Although many gardeners select flat, level areas for vegetable gardening, many of the plants they love can grow well on slopes and hillsides. While some vegetables display characteristics that limit their growing options and make them unsuitable for hillside gardens, others thrive and flourish on sloped areas. Unlike some vines and groundcovers, vegetable plants require at least minimal terracing to form favorable planting areas. While the bottom of your slope may retain cool temperatures, the middle to upper portion provides adequate conditions for several types of vegetables.
This salad staple comes in a variety of sizes, colors and shapes. The compact growth habit makes lettuce suitable for hillside areas. Plant bib lettuce, head lettuce and leaf lettuce late in the fall to enjoy fresh produce in the late spring. In areas with hard freezes, such as climates in Zone 4 and cooler, plant lettuce in the spring. Plant these small seeds under a fine layer of mulch to help hold in soil temperatures and adequate amounts of moisture. Keep the soil slightly moist, applying about 1 inch of water when the surface of the slope shows signs of dryness.

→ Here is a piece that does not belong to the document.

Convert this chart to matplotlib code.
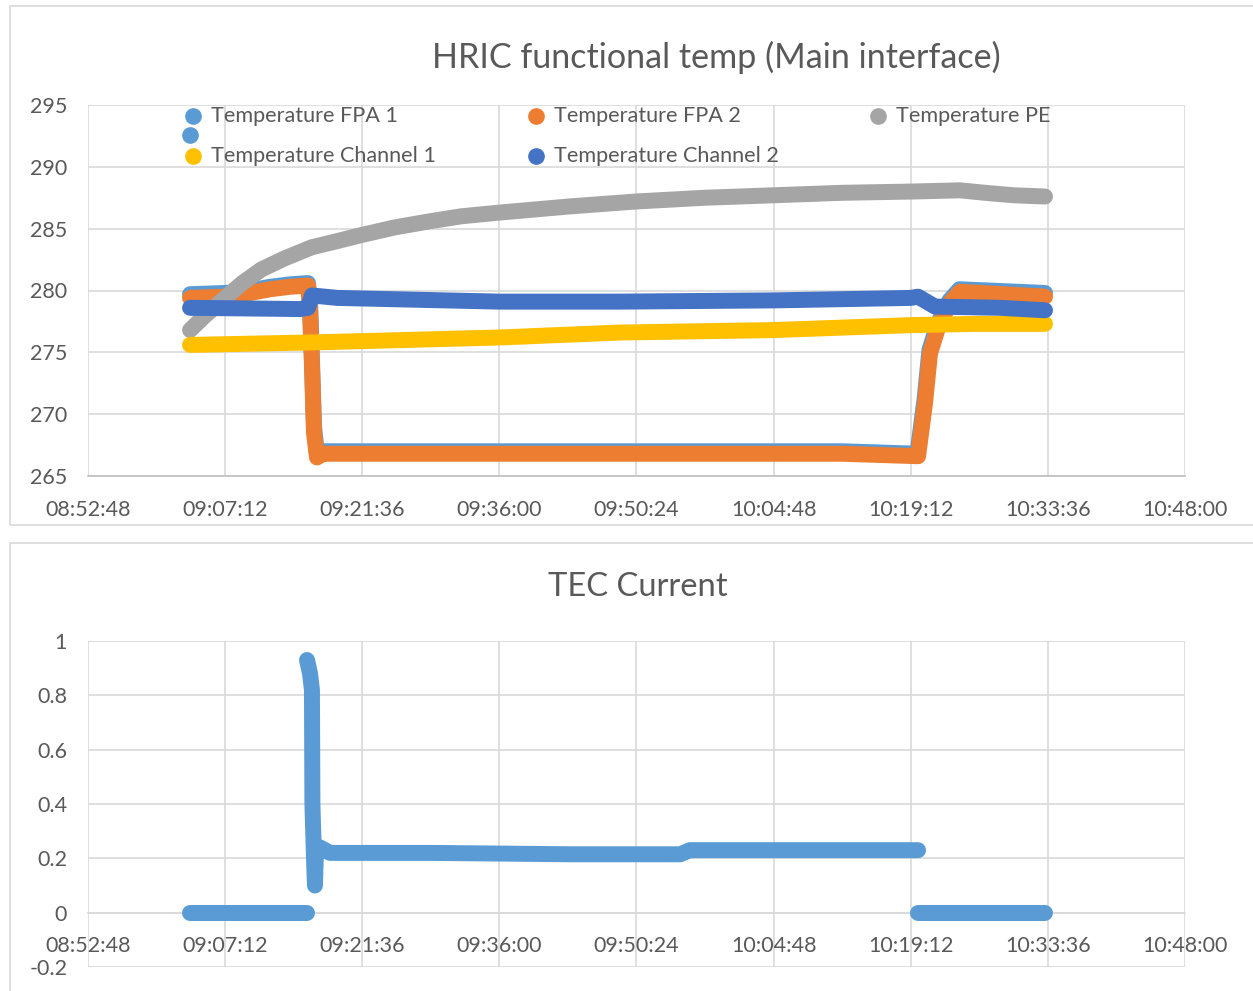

Carrots' strong, tapering roots help to hold the soil in place on hillsides and slopes, guarding against wind and soil erosion. Plant carrot seeds early in the spring, as soon as the soil thaws. Insert them ¼ inch below the surface of the soil. Thin the carrot seedlings about 2 to 3 inches apart. Allow at least 18 inches between each row of carrots in a hillside garden.
Small pepper plants thrive on warm, sunny slopes and hillsides. Plant these near the top of your hillside garden to ensure warm temperatures and full sunlight. Plant pepper seeds indoors, about six weeks before the last frost of the season. Transplant the seedlings into the hillside garden after the temperatures begin to stay above freezing. Plant those about 15 inches apart to allow sufficient space for future growth and airflow. Keep the soil slightly moist near the pepper plants' roots, applying about 1 inch of water each week.
A good choice for small locations and hillside gardens, radishes tolerate a variety of soil conditions and occasional periods of drought. Plant your radish seeds as soon as you can work the soil in the spring. Thin your radishes about 2 to 3 inches apart. During extended dry spells, apply enough water to dampen the soil around their roots.